<<<<

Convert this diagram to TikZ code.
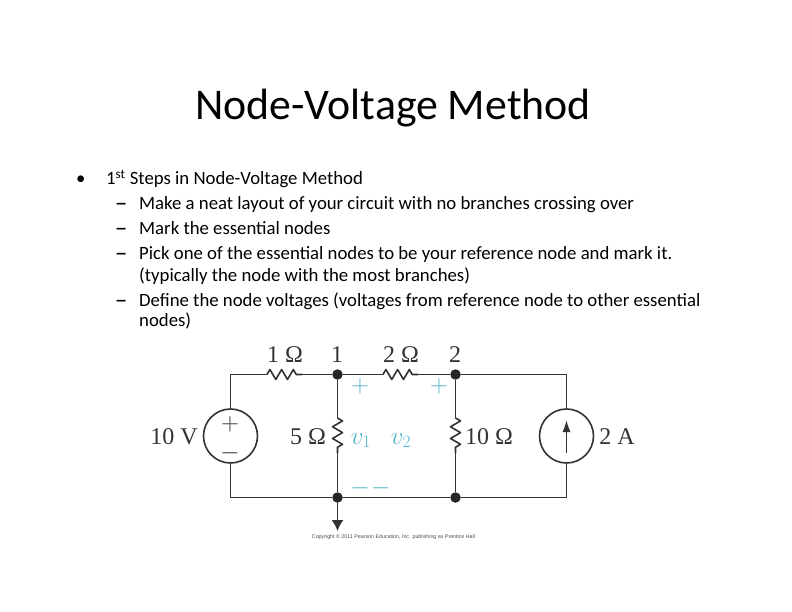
\documentclass[tikz,border=0pt]{standalone}
\usepackage{fontspec}
\setmainfont{Carlito}
\newfontfamily\labelfont{Liberation Serif}
\newfontfamily\smallfont{Liberation Sans}
\usetikzlibrary{arrows.meta, decorations.pathmorphing}

\definecolor{wirecol}{HTML}{333333}
\definecolor{vcol}{HTML}{4FB2CD}

\tikzset{
    wire/.style={draw=wirecol, line width=1.6pt},
    res/.style={wire, line join=round, decorate, decoration={zigzag, segment length=11.7pt, amplitude=5pt}},
    dot/.style={circle, fill=black!85, inner sep=0pt, minimum size=10.5pt},
    src/.style={circle, draw=wirecol, line width=1.6pt, fill=white, inner sep=0pt, minimum size=54pt},
    val/.style={font=\labelfont\fontsize{24}{24}\selectfont, text=wirecol, inner sep=0pt, anchor=base},
    vmark/.style={font=\labelfont\fontsize{24}{24}\selectfont, text=vcol, inner sep=0pt, anchor=base},
    item/.style={font=\fontsize{18.75}{18.75}\selectfont, inner sep=0pt, anchor=base west},
    dashitem/.style={item, xscale=1.35},
}

\begin{document}
\begin{tikzpicture}[x=1pt, y=-1pt]
        \useasboundingbox (0,0) rectangle (792,612);

        \node[font=\fontsize{43.8}{43.8}\selectfont, inner sep=0pt, anchor=base] (title) at (393,120) {Node-Voltage Method};

        \node[item] (b0) at (76,185) {\textbullet};
        \node[item] (l0) at (106,185) {1\textsuperscript{st} Steps in Node-Voltage Method};
        \node[dashitem] (d1) at (114.5,210) {\textbf{--}};
        \node[item] (l1) at (139,210) {Make a neat layout of your circuit with no branches crossing over};
        \node[dashitem] (d2) at (114.5,235) {\textbf{--}};
        \node[item] (l2) at (139,235) {Mark the essential nodes};
        \node[dashitem] (d3) at (114.5,260) {\textbf{--}};
        \node[item] (l3) at (139,260) {Pick one of the essential nodes to be your reference node and mark it.};
        \node[item] (l4) at (139,281) {(typically the node with the most branches)};
        \node[dashitem] (d5) at (114.5,306) {\textbf{--}};
        \node[item] (l5) at (139,306) {Define the node voltages (voltages from reference node to other essential};
        \node[item] (l6) at (139,326) {nodes)};

        % essential nodes
        \node[dot] (n1) at (337.5,374.5) {};
        \node[dot] (n2) at (455.5,374.5) {};
        \node[dot] (n3) at (337.5,497.5) {};
        \node[dot] (n4) at (455.5,497.5) {};

        % sources
        \node[src] (vs) at (230.5,436) {};
        \node[src] (is) at (566.5,436) {};
        \node[val] (vp) at (230,430) {$+$};
        \node[val] (vm) at (230,459) {$-$};

        % resistor ends
        \coordinate (r1a) at (267,374.5);
        \coordinate (r1b) at (302,374.5);
        \coordinate (r2a) at (383,374.5);
        \coordinate (r2b) at (418,374.5);
        \coordinate (r3a) at (337.5,418);
        \coordinate (r3b) at (337.5,453);
        \coordinate (r4a) at (455.5,418);
        \coordinate (r4b) at (455.5,453);
        \coordinate (gnd) at (337.5,531);
        \coordinate (ia) at (566.5,453);
        \coordinate (ib) at (566.5,420);

        \draw[wire] (vs) |- (r1a);
        \draw[res] (r1a) -- (r1b);
        \draw[wire] (r1b) -- (n1);
        \draw[wire] (n1) -- (r2a);
        \draw[res] (r2a) -- (r2b);
        \draw[wire] (r2b) -- (n2);
        \draw[wire] (n2) -| (is);
        \draw[wire] (is) |- (n4);
        \draw[wire] (n4) -- (n3);
        \draw[wire] (n3) -| (vs);
        \draw[wire] (n1) -- (r3a);
        \draw[res] (r3a) -- (r3b);
        \draw[wire] (r3b) -- (n3);
        \draw[wire] (n2) -- (r4a);
        \draw[res] (r4a) -- (r4b);
        \draw[wire] (r4b) -- (n4);
        \draw[wire, -{Latex[length=11pt, width=12pt]}] (n3) -- (gnd);
        \draw[wire, -{Latex[length=12pt, width=8pt]}] (ia) -- (ib);

        % values
        \node[val] (v1) at (285,362) {1 Ω};
        \node[val] (t1) at (337,362) {1};
        \node[val] (v2) at (401,362) {2 Ω};
        \node[val] (t2) at (455,362) {2};
        \node[val] (v3) at (174,444) {10 V};
        \node[val] (v5) at (308,444) {5 Ω};
        \node[val] (v4) at (489,444) {10 Ω};
        \node[val] (v6) at (617,444) {2 A};

        % node voltages
        \node[vmark] (p1) at (360,392) {$+$};
        \node[vmark] (p2) at (439,392) {$+$};
        \node[vmark] (u1) at (361,444) {$v_1$};
        \node[vmark] (u2) at (401,444) {$v_2$};
        \node[vmark] (m1) at (360,494) {$-$};
        \node[vmark] (m2) at (381,494) {$-$};

        \node[font=\smallfont\fontsize{5.3}{5.3}\selectfont, text=black!70, inner sep=0pt] (copy) at (393.5,537.5) {Copyright © 2011 Pearson Education, Inc. publishing as Prentice Hall};
\end{tikzpicture}
\end{document}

>>>>

▶ [What to produce] Quote all the lines above exactly as given. Do not include the pictures.

▶ [Answer to this task]
Convert this diagram to TikZ code.
\documentclass[tikz,border=0pt]{standalone}
\usepackage{fontspec}
\setmainfont{Carlito}
\newfontfamily\labelfont{Liberation Serif}
\newfontfamily\smallfont{Liberation Sans}
\usetikzlibrary{arrows.meta, decorations.pathmorphing}

\definecolor{wirecol}{HTML}{333333}
\definecolor{vcol}{HTML}{4FB2CD}

\tikzset{
    wire/.style={draw=wirecol, line width=1.6pt},
    res/.style={wire, line join=round, decorate, decoration={zigzag, segment length=11.7pt, amplitude=5pt}},
    dot/.style={circle, fill=black!85, inner sep=0pt, minimum size=10.5pt},
    src/.style={circle, draw=wirecol, line width=1.6pt, fill=white, inner sep=0pt, minimum size=54pt},
    val/.style={font=\labelfont\fontsize{24}{24}\selectfont, text=wirecol, inner sep=0pt, anchor=base},
    vmark/.style={font=\labelfont\fontsize{24}{24}\selectfont, text=vcol, inner sep=0pt, anchor=base},
    item/.style={font=\fontsize{18.75}{18.75}\selectfont, inner sep=0pt, anchor=base west},
    dashitem/.style={item, xscale=1.35},
}

\begin{document}
\begin{tikzpicture}[x=1pt, y=-1pt]
        \useasboundingbox (0,0) rectangle (792,612);

        \node[font=\fontsize{43.8}{43.8}\selectfont, inner sep=0pt, anchor=base] (title) at (393,120) {Node-Voltage Method};

        \node[item] (b0) at (76,185) {\textbullet};
        \node[item] (l0) at (106,185) {1\textsuperscript{st} Steps in Node-Voltage Method};
        \node[dashitem] (d1) at (114.5,210) {\textbf{--}};
        \node[item] (l1) at (139,210) {Make a neat layout of your circuit with no branches crossing over};
        \node[dashitem] (d2) at (114.5,235) {\textbf{--}};
        \node[item] (l2) at (139,235) {Mark the essential nodes};
        \node[dashitem] (d3) at (114.5,260) {\textbf{--}};
        \node[item] (l3) at (139,260) {Pick one of the essential nodes to be your reference node and mark it.};
        \node[item] (l4) at (139,281) {(typically the node with the most branches)};
        \node[dashitem] (d5) at (114.5,306) {\textbf{--}};
        \node[item] (l5) at (139,306) {Define the node voltages (voltages from reference node to other essential};
        \node[item] (l6) at (139,326) {nodes)};

        % essential nodes
        \node[dot] (n1) at (337.5,374.5) {};
        \node[dot] (n2) at (455.5,374.5) {};
        \node[dot] (n3) at (337.5,497.5) {};
        \node[dot] (n4) at (455.5,497.5) {};

        % sources
        \node[src] (vs) at (230.5,436) {};
        \node[src] (is) at (566.5,436) {};
        \node[val] (vp) at (230,430) {$+$};
        \node[val] (vm) at (230,459) {$-$};

        % resistor ends
        \coordinate (r1a) at (267,374.5);
        \coordinate (r1b) at (302,374.5);
        \coordinate (r2a) at (383,374.5);
        \coordinate (r2b) at (418,374.5);
        \coordinate (r3a) at (337.5,418);
        \coordinate (r3b) at (337.5,453);
        \coordinate (r4a) at (455.5,418);
        \coordinate (r4b) at (455.5,453);
        \coordinate (gnd) at (337.5,531);
        \coordinate (ia) at (566.5,453);
        \coordinate (ib) at (566.5,420);

        \draw[wire] (vs) |- (r1a);
        \draw[res] (r1a) -- (r1b);
        \draw[wire] (r1b) -- (n1);
        \draw[wire] (n1) -- (r2a);
        \draw[res] (r2a) -- (r2b);
        \draw[wire] (r2b) -- (n2);
        \draw[wire] (n2) -| (is);
        \draw[wire] (is) |- (n4);
        \draw[wire] (n4) -- (n3);
        \draw[wire] (n3) -| (vs);
        \draw[wire] (n1) -- (r3a);
        \draw[res] (r3a) -- (r3b);
        \draw[wire] (r3b) -- (n3);
        \draw[wire] (n2) -- (r4a);
        \draw[res] (r4a) -- (r4b);
        \draw[wire] (r4b) -- (n4);
        \draw[wire, -{Latex[length=11pt, width=12pt]}] (n3) -- (gnd);
        \draw[wire, -{Latex[length=12pt, width=8pt]}] (ia) -- (ib);

        % values
        \node[val] (v1) at (285,362) {1 Ω};
        \node[val] (t1) at (337,362) {1};
        \node[val] (v2) at (401,362) {2 Ω};
        \node[val] (t2) at (455,362) {2};
        \node[val] (v3) at (174,444) {10 V};
        \node[val] (v5) at (308,444) {5 Ω};
        \node[val] (v4) at (489,444) {10 Ω};
        \node[val] (v6) at (617,444) {2 A};

        % node voltages
        \node[vmark] (p1) at (360,392) {$+$};
        \node[vmark] (p2) at (439,392) {$+$};
        \node[vmark] (u1) at (361,444) {$v_1$};
        \node[vmark] (u2) at (401,444) {$v_2$};
        \node[vmark] (m1) at (360,494) {$-$};
        \node[vmark] (m2) at (381,494) {$-$};

        \node[font=\smallfont\fontsize{5.3}{5.3}\selectfont, text=black!70, inner sep=0pt] (copy) at (393.5,537.5) {Copyright © 2011 Pearson Education, Inc. publishing as Prentice Hall};
\end{tikzpicture}
\end{document}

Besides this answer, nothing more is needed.